▸ EXERCISE
In the records below, find the line containing "Rebuild this chart" and the line containing "import seaborn as sns". Give again exactly those lines and every line between them, omitting the pictures.

--- DATA SUPPLIED ---

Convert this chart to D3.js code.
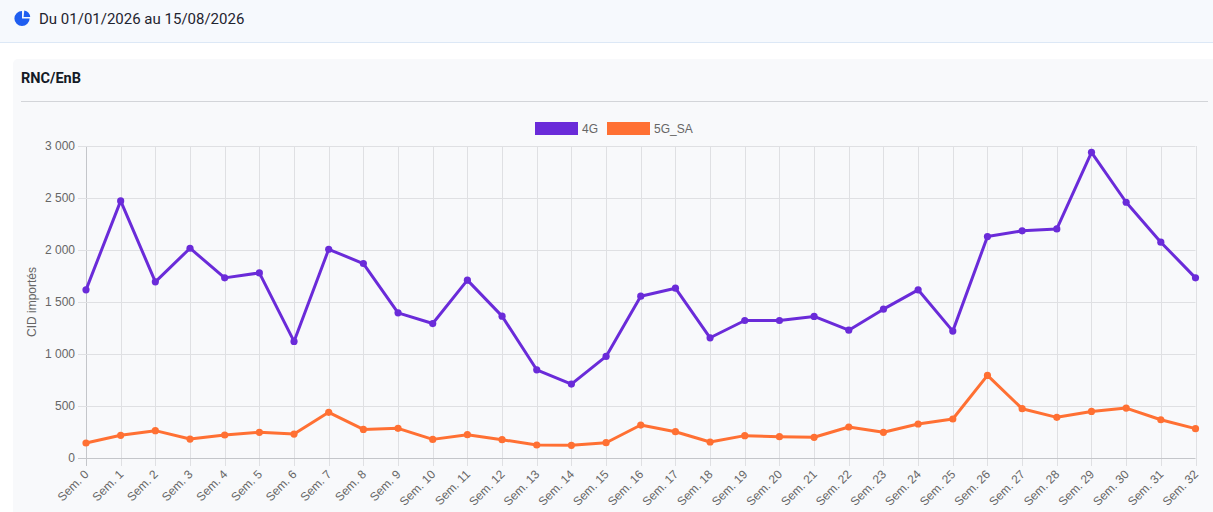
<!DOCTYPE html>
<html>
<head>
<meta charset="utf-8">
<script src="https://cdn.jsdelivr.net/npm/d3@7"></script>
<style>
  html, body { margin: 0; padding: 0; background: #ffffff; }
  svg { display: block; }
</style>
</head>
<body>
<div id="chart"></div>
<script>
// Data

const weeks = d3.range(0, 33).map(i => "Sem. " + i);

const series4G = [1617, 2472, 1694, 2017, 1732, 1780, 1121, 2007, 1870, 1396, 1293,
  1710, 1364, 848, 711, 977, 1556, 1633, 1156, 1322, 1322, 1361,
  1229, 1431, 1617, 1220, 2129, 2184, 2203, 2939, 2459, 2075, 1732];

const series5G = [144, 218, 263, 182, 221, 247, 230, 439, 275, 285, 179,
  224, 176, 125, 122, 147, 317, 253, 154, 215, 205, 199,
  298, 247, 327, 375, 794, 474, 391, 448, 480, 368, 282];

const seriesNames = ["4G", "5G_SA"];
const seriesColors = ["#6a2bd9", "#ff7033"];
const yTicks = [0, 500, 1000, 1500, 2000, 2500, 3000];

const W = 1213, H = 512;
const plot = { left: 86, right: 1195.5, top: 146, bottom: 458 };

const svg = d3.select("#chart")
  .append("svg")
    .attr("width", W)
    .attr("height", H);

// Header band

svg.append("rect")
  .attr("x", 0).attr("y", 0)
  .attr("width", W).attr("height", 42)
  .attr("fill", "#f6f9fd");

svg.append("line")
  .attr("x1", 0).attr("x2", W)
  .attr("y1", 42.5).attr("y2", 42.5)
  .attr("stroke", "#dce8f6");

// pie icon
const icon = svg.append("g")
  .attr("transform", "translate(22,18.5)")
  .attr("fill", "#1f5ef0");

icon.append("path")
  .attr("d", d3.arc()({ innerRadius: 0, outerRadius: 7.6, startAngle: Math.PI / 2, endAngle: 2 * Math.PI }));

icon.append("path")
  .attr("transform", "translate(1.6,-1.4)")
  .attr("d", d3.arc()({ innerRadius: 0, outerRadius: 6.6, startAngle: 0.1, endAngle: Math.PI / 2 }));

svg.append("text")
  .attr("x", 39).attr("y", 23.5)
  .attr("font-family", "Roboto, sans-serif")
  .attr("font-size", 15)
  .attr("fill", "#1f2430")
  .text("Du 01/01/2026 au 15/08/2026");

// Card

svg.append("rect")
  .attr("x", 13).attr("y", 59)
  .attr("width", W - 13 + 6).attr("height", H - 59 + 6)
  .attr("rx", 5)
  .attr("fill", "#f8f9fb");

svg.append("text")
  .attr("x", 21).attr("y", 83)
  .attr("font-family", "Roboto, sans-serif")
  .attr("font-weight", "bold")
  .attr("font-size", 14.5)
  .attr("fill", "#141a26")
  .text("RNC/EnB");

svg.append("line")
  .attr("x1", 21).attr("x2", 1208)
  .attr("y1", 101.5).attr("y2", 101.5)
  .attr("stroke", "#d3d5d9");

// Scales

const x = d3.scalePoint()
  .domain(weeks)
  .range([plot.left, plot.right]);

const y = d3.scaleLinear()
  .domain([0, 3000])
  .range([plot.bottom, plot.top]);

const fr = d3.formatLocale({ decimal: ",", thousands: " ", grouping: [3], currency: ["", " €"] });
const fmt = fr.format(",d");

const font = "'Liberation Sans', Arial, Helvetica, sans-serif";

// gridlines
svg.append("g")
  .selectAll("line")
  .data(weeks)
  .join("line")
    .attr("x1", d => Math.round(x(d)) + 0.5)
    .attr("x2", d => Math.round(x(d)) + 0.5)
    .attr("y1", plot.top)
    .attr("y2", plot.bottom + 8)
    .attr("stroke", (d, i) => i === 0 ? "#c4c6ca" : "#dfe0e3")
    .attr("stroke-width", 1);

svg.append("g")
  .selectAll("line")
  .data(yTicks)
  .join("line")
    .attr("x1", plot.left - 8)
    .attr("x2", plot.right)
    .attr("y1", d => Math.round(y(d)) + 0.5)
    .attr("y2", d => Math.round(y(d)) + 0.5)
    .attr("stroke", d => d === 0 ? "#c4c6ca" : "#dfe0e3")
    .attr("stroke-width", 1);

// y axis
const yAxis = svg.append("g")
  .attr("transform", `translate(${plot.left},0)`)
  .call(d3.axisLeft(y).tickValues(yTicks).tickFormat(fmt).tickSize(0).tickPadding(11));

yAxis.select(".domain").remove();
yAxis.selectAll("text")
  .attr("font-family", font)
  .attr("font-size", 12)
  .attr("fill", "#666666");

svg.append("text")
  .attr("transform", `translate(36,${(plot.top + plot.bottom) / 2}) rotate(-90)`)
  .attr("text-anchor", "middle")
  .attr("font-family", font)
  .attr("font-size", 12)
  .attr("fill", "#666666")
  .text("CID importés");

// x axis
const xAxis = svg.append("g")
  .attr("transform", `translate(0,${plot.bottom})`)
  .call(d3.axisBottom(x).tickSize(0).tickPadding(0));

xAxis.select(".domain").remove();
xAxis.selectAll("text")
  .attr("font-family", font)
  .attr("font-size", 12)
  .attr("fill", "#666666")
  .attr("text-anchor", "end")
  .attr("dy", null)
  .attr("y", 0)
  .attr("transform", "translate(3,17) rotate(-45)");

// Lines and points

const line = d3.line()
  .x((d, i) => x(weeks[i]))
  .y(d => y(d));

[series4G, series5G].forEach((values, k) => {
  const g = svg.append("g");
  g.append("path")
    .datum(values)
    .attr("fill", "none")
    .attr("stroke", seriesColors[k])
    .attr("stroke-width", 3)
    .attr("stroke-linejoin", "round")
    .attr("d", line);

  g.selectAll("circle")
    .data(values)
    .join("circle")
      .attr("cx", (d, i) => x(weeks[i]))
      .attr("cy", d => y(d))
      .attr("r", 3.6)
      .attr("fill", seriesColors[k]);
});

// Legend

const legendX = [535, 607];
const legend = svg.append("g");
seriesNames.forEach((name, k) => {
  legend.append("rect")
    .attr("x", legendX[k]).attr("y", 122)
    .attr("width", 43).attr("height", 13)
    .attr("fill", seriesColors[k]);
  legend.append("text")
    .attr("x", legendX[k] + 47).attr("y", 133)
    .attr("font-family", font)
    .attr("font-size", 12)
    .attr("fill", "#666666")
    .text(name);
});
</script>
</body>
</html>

---
--- DATA SUPPLIED ---

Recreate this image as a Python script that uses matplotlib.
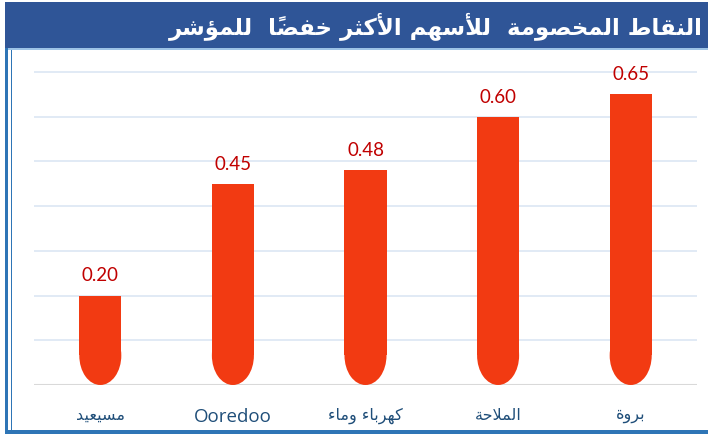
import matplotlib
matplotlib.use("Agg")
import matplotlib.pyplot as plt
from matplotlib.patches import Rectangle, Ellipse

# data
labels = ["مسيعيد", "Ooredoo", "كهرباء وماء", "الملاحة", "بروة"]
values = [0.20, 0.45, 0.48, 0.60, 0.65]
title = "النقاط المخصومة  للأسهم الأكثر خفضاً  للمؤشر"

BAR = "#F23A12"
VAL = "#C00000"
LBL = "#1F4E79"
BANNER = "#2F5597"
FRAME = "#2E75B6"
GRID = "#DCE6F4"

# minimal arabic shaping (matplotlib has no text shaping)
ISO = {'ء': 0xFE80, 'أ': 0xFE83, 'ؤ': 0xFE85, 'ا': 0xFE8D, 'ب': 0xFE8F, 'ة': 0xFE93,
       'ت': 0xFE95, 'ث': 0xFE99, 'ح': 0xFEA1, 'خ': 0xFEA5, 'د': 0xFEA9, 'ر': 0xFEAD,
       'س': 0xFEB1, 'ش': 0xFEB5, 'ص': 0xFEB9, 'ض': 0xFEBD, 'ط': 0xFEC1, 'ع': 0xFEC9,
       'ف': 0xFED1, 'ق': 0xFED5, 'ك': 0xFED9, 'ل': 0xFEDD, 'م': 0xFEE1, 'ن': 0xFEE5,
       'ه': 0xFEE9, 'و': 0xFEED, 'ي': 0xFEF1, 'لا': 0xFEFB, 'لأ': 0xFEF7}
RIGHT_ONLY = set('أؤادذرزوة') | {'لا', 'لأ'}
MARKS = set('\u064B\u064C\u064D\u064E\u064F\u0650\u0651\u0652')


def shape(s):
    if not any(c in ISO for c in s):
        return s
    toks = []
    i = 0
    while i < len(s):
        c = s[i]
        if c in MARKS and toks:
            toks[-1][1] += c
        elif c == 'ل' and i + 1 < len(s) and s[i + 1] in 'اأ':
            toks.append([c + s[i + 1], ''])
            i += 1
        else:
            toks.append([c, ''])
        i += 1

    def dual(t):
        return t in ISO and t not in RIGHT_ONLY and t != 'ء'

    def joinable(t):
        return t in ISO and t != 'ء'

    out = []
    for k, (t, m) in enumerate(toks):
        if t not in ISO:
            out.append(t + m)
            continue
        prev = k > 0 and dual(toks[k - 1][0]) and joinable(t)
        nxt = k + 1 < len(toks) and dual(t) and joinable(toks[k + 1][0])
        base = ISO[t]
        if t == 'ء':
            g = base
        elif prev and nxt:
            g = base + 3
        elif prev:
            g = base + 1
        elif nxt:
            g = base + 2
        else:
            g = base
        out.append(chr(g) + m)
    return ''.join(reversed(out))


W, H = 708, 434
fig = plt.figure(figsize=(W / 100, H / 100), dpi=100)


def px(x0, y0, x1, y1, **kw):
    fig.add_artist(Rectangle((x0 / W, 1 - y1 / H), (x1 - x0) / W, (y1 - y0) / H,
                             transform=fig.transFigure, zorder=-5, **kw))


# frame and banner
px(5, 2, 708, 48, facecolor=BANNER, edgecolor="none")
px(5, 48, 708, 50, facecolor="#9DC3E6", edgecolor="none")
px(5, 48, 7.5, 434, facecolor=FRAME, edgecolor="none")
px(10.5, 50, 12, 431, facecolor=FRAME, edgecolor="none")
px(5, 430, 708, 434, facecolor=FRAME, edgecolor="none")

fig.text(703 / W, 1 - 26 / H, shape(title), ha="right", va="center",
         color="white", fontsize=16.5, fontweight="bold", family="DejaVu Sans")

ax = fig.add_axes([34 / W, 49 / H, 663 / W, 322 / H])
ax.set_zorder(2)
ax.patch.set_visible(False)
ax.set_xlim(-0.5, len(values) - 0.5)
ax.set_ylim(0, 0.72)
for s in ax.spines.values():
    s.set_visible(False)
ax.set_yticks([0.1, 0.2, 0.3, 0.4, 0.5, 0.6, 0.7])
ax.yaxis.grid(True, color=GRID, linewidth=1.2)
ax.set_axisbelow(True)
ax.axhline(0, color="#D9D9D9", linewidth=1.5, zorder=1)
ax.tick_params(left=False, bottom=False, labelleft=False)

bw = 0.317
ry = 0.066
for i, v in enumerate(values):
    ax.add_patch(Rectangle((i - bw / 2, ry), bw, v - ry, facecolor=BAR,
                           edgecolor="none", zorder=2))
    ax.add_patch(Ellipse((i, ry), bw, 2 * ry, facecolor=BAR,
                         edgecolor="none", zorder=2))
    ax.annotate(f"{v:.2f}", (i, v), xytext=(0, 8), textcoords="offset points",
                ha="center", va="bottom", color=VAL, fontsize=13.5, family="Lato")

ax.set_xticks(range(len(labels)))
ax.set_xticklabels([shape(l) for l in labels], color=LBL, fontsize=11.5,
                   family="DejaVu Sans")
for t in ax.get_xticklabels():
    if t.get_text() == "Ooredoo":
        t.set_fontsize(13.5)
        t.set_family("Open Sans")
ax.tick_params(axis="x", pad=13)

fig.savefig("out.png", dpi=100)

---
--- DATA SUPPLIED ---

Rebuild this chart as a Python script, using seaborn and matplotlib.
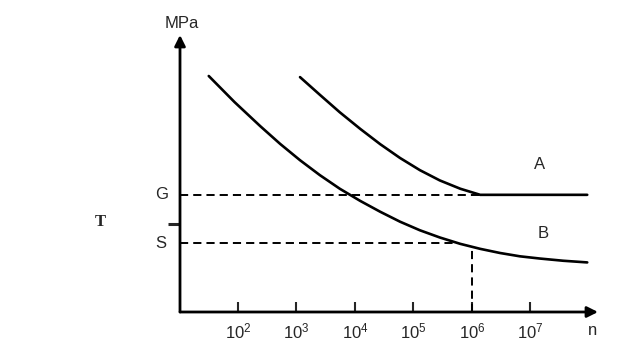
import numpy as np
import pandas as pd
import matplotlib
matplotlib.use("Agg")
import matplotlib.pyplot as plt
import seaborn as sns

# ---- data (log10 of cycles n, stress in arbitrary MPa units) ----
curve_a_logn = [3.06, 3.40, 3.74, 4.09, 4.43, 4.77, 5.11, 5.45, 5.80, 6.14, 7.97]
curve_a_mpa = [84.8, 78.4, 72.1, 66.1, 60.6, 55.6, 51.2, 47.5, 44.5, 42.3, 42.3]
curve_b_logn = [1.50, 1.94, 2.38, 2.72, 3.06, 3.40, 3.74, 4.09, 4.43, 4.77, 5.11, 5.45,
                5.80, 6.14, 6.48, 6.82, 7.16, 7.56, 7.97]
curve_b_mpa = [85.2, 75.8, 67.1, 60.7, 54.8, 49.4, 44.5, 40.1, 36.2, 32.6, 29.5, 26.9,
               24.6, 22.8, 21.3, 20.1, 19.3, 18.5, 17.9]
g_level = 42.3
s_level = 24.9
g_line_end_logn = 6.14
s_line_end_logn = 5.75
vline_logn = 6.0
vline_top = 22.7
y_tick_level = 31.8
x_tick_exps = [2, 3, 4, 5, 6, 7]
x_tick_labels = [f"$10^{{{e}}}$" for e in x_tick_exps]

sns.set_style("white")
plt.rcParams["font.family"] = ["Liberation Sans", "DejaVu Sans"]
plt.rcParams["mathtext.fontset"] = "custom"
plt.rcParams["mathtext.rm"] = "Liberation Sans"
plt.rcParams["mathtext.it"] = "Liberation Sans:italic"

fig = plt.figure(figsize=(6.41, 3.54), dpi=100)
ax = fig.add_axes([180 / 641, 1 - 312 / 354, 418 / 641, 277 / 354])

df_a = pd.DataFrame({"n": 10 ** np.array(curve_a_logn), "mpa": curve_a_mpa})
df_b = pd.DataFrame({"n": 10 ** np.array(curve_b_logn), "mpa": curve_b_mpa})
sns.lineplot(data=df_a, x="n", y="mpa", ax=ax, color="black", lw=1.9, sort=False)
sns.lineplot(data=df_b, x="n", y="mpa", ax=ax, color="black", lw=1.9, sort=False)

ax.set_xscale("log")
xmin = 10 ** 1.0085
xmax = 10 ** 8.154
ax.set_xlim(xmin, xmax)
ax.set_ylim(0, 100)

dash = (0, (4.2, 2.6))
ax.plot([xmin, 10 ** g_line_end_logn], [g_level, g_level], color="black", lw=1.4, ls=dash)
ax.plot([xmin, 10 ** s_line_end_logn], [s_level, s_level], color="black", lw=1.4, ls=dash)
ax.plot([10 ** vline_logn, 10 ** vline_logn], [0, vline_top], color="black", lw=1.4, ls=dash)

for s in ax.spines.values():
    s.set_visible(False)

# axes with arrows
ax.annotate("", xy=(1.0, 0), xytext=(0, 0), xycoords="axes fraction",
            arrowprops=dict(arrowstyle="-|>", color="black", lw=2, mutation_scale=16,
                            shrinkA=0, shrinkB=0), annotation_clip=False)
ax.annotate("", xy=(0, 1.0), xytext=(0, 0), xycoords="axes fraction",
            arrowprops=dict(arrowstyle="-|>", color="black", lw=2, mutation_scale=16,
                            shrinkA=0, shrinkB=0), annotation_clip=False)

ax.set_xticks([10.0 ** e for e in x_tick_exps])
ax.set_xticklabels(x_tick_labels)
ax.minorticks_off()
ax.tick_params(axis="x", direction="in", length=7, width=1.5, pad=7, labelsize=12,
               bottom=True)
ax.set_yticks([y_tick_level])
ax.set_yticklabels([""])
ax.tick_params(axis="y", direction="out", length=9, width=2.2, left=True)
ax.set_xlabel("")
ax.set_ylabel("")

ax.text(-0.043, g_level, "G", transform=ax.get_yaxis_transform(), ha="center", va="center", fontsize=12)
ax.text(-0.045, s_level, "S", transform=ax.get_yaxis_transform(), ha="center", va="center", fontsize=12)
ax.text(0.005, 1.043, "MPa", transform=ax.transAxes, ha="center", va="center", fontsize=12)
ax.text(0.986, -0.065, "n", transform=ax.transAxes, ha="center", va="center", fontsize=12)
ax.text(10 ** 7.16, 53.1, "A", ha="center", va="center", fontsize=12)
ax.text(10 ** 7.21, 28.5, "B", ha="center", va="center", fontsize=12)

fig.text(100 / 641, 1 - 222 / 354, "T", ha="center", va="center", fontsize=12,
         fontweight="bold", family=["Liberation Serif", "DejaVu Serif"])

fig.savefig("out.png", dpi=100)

---

▸ THE ANSWER
Rebuild this chart as a Python script, using seaborn and matplotlib.
import numpy as np
import pandas as pd
import matplotlib
matplotlib.use("Agg")
import matplotlib.pyplot as plt
import seaborn as sns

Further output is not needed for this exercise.